▶ [What you need to do]
Your task is to repeat all of the data exactly while excluding the pictures.

▶ [Recorded data]
* begin *
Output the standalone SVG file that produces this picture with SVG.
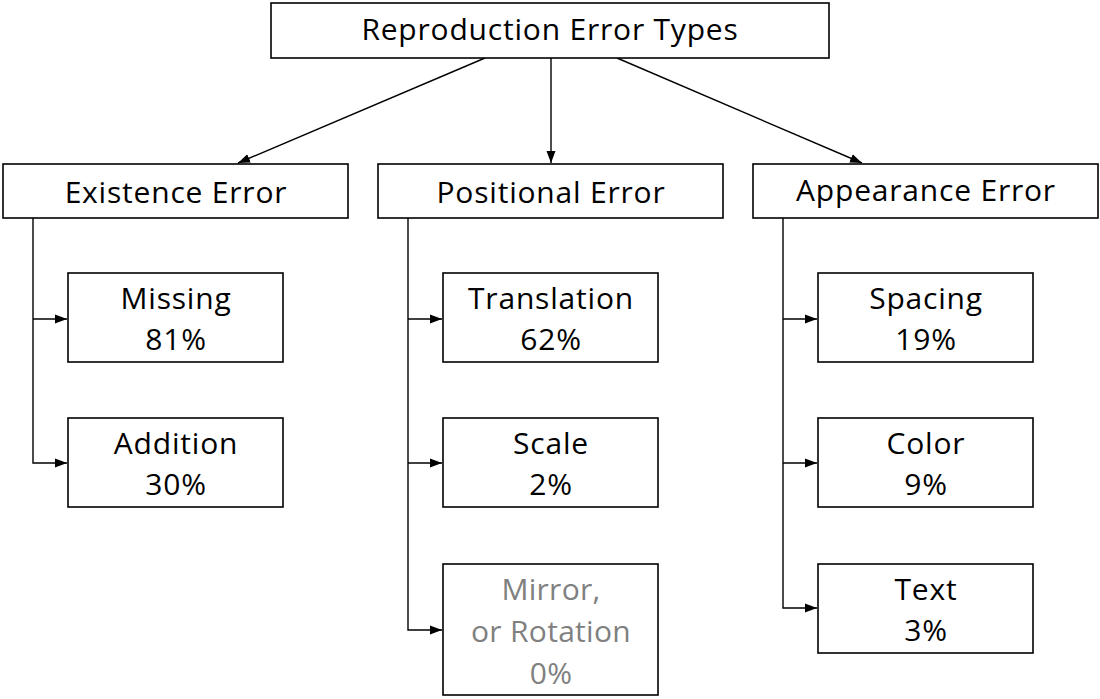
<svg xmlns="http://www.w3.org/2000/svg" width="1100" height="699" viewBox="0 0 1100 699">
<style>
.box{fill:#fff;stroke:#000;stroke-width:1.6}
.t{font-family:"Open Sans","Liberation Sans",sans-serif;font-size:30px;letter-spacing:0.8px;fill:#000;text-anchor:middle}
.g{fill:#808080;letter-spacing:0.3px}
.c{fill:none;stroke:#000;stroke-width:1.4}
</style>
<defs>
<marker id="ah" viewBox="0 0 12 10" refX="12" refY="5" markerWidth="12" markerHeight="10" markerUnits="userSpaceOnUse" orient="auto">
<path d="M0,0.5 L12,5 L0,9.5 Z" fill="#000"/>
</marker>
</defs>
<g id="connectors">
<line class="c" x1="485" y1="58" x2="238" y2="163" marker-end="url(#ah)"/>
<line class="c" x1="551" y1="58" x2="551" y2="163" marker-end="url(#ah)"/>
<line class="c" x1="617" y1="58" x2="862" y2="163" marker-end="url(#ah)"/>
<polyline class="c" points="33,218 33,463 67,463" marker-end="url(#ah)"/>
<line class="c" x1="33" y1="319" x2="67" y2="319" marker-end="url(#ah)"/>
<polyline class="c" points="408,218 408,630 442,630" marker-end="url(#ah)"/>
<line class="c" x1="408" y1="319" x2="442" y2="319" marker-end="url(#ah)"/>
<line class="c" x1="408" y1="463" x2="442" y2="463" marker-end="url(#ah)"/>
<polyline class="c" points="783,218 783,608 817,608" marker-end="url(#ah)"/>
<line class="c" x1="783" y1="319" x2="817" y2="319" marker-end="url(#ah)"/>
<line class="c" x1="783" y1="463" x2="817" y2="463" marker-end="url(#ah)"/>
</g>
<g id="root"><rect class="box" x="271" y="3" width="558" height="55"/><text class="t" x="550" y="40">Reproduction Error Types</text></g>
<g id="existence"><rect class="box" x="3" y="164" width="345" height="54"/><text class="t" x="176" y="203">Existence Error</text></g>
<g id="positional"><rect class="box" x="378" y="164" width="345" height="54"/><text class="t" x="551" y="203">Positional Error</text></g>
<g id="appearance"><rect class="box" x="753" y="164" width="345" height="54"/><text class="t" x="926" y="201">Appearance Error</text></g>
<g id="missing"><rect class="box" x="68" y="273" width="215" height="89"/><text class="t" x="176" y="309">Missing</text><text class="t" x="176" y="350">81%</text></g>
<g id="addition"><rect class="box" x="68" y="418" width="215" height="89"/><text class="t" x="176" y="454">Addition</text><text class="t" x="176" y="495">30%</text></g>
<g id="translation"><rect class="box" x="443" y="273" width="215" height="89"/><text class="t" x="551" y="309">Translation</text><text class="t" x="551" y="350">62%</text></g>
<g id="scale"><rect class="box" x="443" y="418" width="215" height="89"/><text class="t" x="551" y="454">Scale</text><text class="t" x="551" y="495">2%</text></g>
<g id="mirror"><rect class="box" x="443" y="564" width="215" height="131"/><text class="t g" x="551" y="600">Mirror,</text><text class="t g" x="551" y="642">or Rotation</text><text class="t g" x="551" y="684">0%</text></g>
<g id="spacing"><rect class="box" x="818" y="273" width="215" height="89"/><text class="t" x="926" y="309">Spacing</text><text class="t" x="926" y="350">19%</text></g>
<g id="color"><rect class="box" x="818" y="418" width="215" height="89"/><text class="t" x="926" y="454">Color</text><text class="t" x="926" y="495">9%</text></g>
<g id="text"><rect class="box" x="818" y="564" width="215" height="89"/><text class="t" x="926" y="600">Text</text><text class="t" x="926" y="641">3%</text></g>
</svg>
* end *
▶ [Reply]
Output the standalone SVG file that produces this picture with SVG.
<svg xmlns="http://www.w3.org/2000/svg" width="1100" height="699" viewBox="0 0 1100 699">
<style>
.box{fill:#fff;stroke:#000;stroke-width:1.6}
.t{font-family:"Open Sans","Liberation Sans",sans-serif;font-size:30px;letter-spacing:0.8px;fill:#000;text-anchor:middle}
.g{fill:#808080;letter-spacing:0.3px}
.c{fill:none;stroke:#000;stroke-width:1.4}
</style>
<defs>
<marker id="ah" viewBox="0 0 12 10" refX="12" refY="5" markerWidth="12" markerHeight="10" markerUnits="userSpaceOnUse" orient="auto">
<path d="M0,0.5 L12,5 L0,9.5 Z" fill="#000"/>
</marker>
</defs>
<g id="connectors">
<line class="c" x1="485" y1="58" x2="238" y2="163" marker-end="url(#ah)"/>
<line class="c" x1="551" y1="58" x2="551" y2="163" marker-end="url(#ah)"/>
<line class="c" x1="617" y1="58" x2="862" y2="163" marker-end="url(#ah)"/>
<polyline class="c" points="33,218 33,463 67,463" marker-end="url(#ah)"/>
<line class="c" x1="33" y1="319" x2="67" y2="319" marker-end="url(#ah)"/>
<polyline class="c" points="408,218 408,630 442,630" marker-end="url(#ah)"/>
<line class="c" x1="408" y1="319" x2="442" y2="319" marker-end="url(#ah)"/>
<line class="c" x1="408" y1="463" x2="442" y2="463" marker-end="url(#ah)"/>
<polyline class="c" points="783,218 783,608 817,608" marker-end="url(#ah)"/>
<line class="c" x1="783" y1="319" x2="817" y2="319" marker-end="url(#ah)"/>
<line class="c" x1="783" y1="463" x2="817" y2="463" marker-end="url(#ah)"/>
</g>
<g id="root"><rect class="box" x="271" y="3" width="558" height="55"/><text class="t" x="550" y="40">Reproduction Error Types</text></g>
<g id="existence"><rect class="box" x="3" y="164" width="345" height="54"/><text class="t" x="176" y="203">Existence Error</text></g>
<g id="positional"><rect class="box" x="378" y="164" width="345" height="54"/><text class="t" x="551" y="203">Positional Error</text></g>
<g id="appearance"><rect class="box" x="753" y="164" width="345" height="54"/><text class="t" x="926" y="201">Appearance Error</text></g>
<g id="missing"><rect class="box" x="68" y="273" width="215" height="89"/><text class="t" x="176" y="309">Missing</text><text class="t" x="176" y="350">81%</text></g>
<g id="addition"><rect class="box" x="68" y="418" width="215" height="89"/><text class="t" x="176" y="454">Addition</text><text class="t" x="176" y="495">30%</text></g>
<g id="translation"><rect class="box" x="443" y="273" width="215" height="89"/><text class="t" x="551" y="309">Translation</text><text class="t" x="551" y="350">62%</text></g>
<g id="scale"><rect class="box" x="443" y="418" width="215" height="89"/><text class="t" x="551" y="454">Scale</text><text class="t" x="551" y="495">2%</text></g>
<g id="mirror"><rect class="box" x="443" y="564" width="215" height="131"/><text class="t g" x="551" y="600">Mirror,</text><text class="t g" x="551" y="642">or Rotation</text><text class="t g" x="551" y="684">0%</text></g>
<g id="spacing"><rect class="box" x="818" y="273" width="215" height="89"/><text class="t" x="926" y="309">Spacing</text><text class="t" x="926" y="350">19%</text></g>
<g id="color"><rect class="box" x="818" y="418" width="215" height="89"/><text class="t" x="926" y="454">Color</text><text class="t" x="926" y="495">9%</text></g>
<g id="text"><rect class="box" x="818" y="564" width="215" height="89"/><text class="t" x="926" y="600">Text</text><text class="t" x="926" y="641">3%</text></g>
</svg>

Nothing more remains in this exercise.